Tips for Working Out with Psoriasis


Staying active is important to staying healthy — especially if you're one of the 7.5 million Americans with psoriasis. Research shows that psoriasis puts you at greater risk for heart attack, stroke, weight gain, and depression than people without the autoimmune condition. Exercise can go a long way in helping stave off these unwanted problems, but whether because of physical limitations or self-consciousness, many people with psoriasis find it difficult to get into any kind of workout routine. These tips and tricks can help you stay comfortable, confident, and in control.

Stay Hydrated

In an hour of exercise, the body can lose more than a quart of water. “It’s important to stay hydrated throughout your workout,” Warner says. Make sure to include water in your psoriasis nutrition plan. Have a drink of water before you begin your routine, and keep a bottle with you as you exercise, pausing to take a sip every 15 minutes or so. When you’re done with your workout, have another drink of water. People with psoriasis have dry skin, and drinking water can help combat that issue as well.

Recruit a Buddy

You’re more likely to stick with your fitness routine if you have a fitness companion. Find a friend, family member, or colleague who would like to go for walks with you early in the morning or play a round of golf with you on the weekend. “Together you can stay focused and inspired while on the road to adopting a healthier lifestyle,” Warner says.

Make Adjustments

Don’t fret if, one morning, you wake up to find the psoriasis lesions on your feet flaring up and can’t do any weight-bearing exercise. Rather than walk, bike, or run, spend your time doing yoga or tai chi or working on your arms with weights. When your psoriasis treatment kicks in and your flares subside, you can go back to your regular routine.

Run in the Sun

Sunlight can improve psoriasis or psoriatic arthritis, says Bruce Bebo, PhD, director of research for the National Psoriasis Foundation. However, even slight sunburn can aggravate psoriasis and cause your skin to flare. Overexposure to the sun can also put you at risk for developing skin cancer. If you like to exercise outdoors, strike a balance: Use sunscreen before you go and choose non- irritating cotton clothes that absorb or reflect the sun’s harmful ultraviolet rays.

Get Your Heart Pumping

Most adults, with or without psoriasis, need at least 30 minutes of moderate physical activity at least five times a week to stay healthy, Warner says. Cardiovascular exercises — the kind that get your heart pumping — are a great foundation for your psoriasis fitness routine. Regular exercise, combined with a balanced, low-fat diet, will help you maintain a healthy weight, which could keep your flare-ups to a minimum.

Listen to Your Body

If you find that the activity you have chosen causes you pain or discomfort, stop. It’s not wise to ignore pain, which could lead to serious injury. If your pain from exercise doesn’t subside, see your psoriasis doctor as soon as possible to modify your psoriasis treatment plan. It’s okay to push yourself a little, Warner notes, but not to the extreme where you could do some serious harm.

Go for a Swim

Swimming is one of the best exercises for people with painful conditions like psoriasis and psoriatic arthritis. Whether you swim or walk in water, you’ll build muscle strength and improve your flexibility. Swimming in salt water is especially good because the salt can help your dead skin slough off. The chlorine in a swimming pool, however, can irritate skin affected by psoriasis, so be sure to shower and moisturize as soon as you get out of the water.

Set Up a Home Gym

If you’re reluctant to wear shorts or tops that expose your arms and legs because they're covered with severe psoriasis lesions, Warner suggests following a fitness routine in the privacy of your own home. Start with some basic, inexpensive equipment such as resistance bands and a yoga mat. Find a workout DVD that you like, and set aside time to exercise every day.

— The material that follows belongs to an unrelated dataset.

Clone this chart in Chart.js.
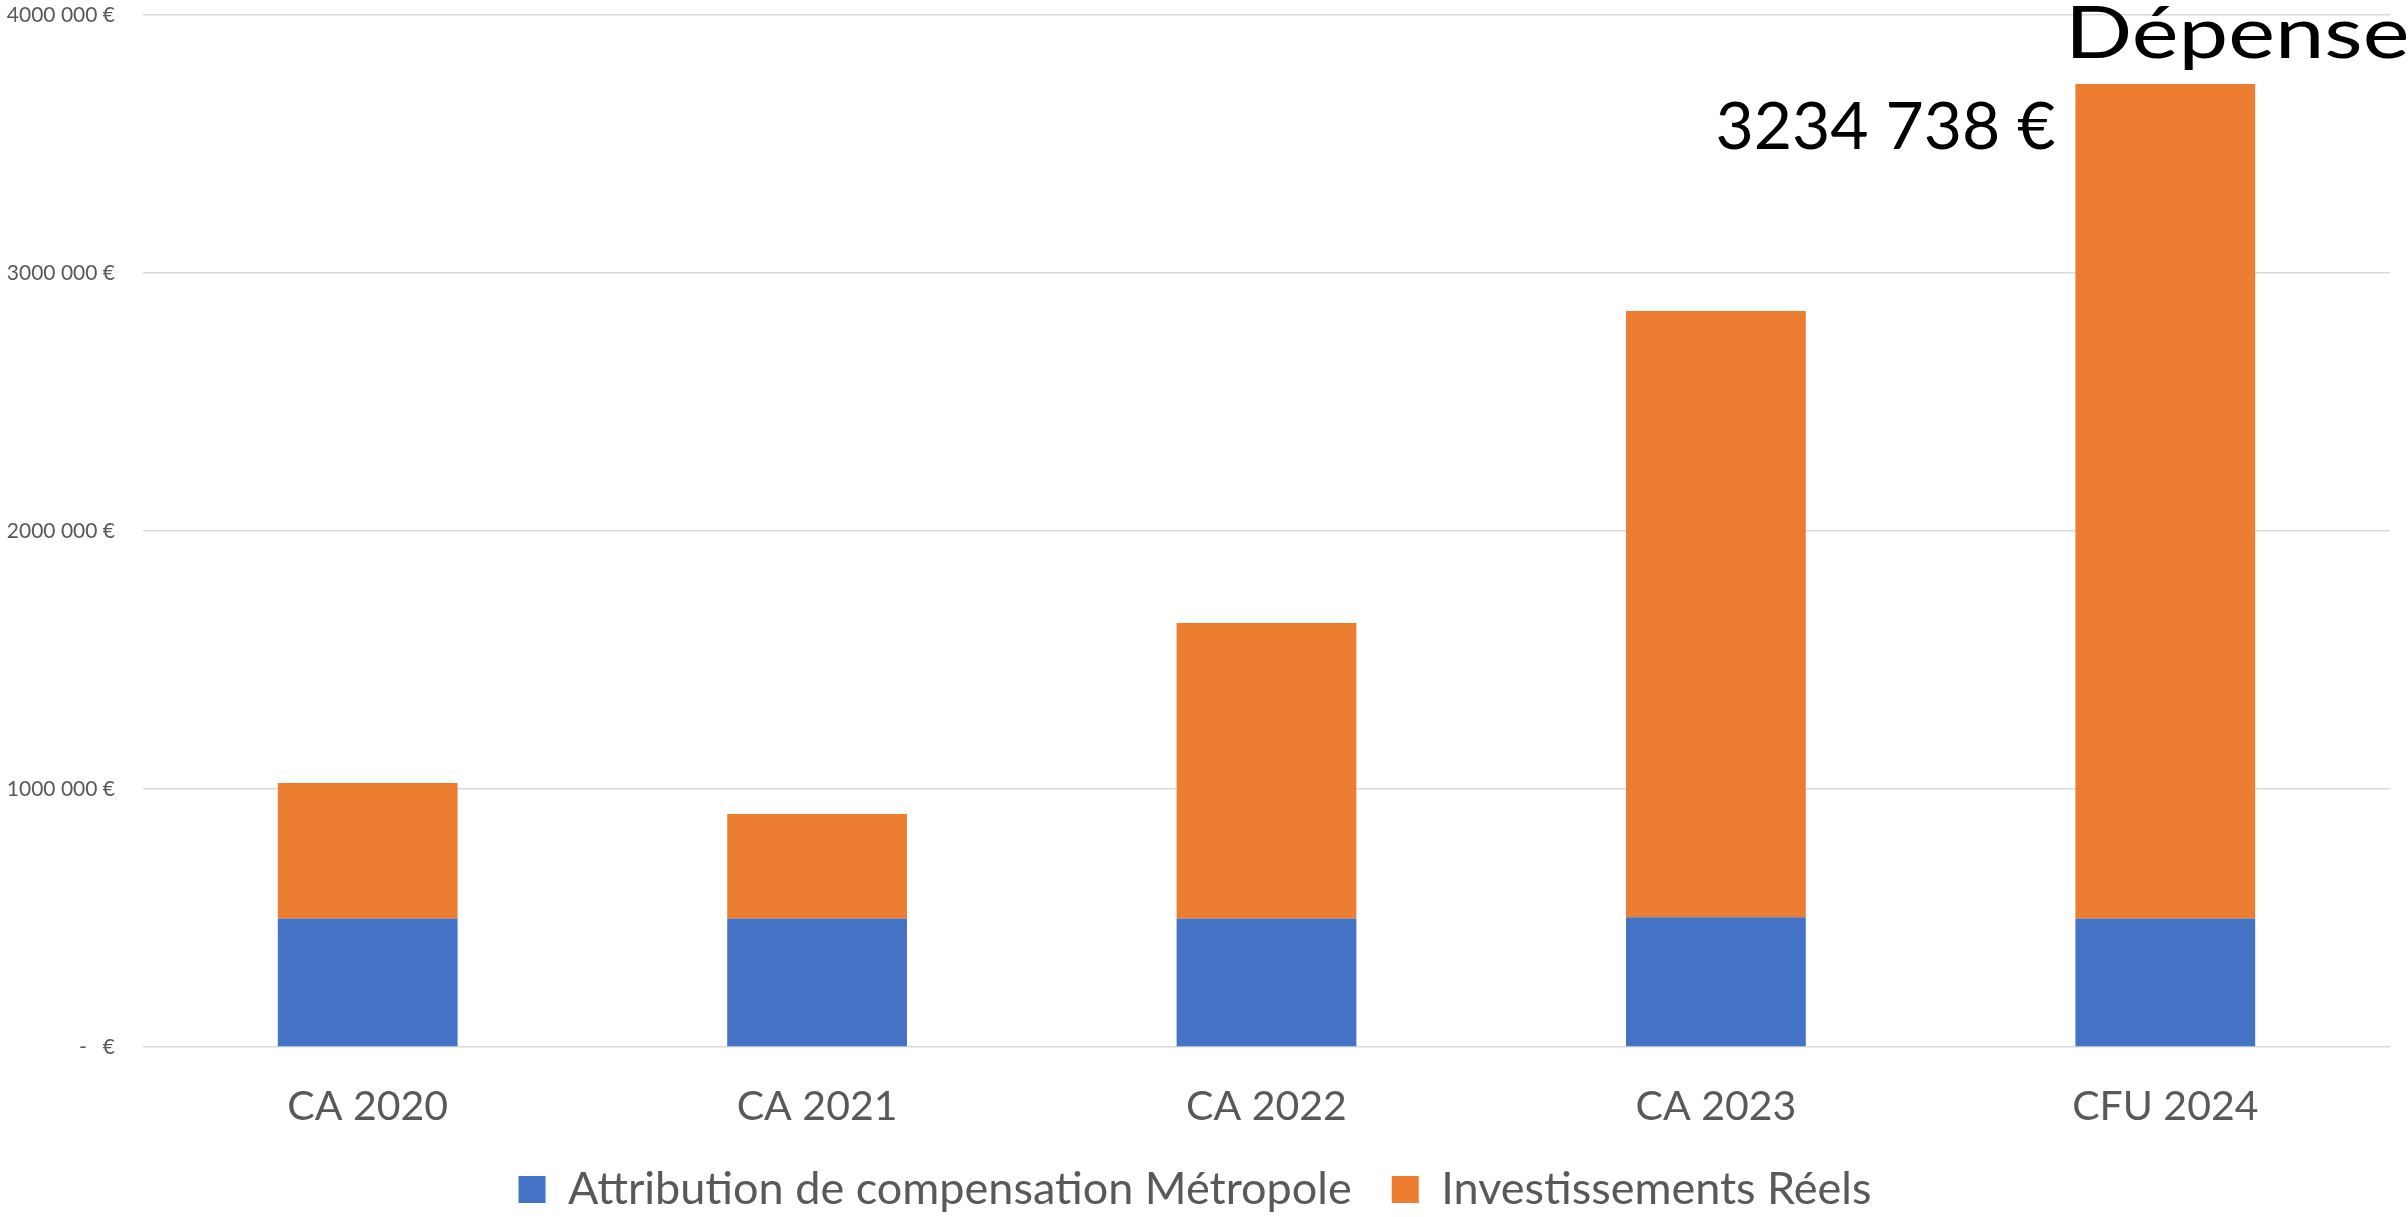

Keep Track of Your Progress

Keep a fitness log with everything you eat and all the exercises you do each day. Use this dual food diary and workout journal to chart your progress. Once you see that you’re losing weight and toning your muscles, you’ll be encouraged to continue. “There’s a growing amount of evidence that being overweight is not good for anyone, but especially not for people with chronic conditions, including psoriasis,” Bebo says. Exercise combats obesity, and that can improve not only your psoriasis but also your overall health.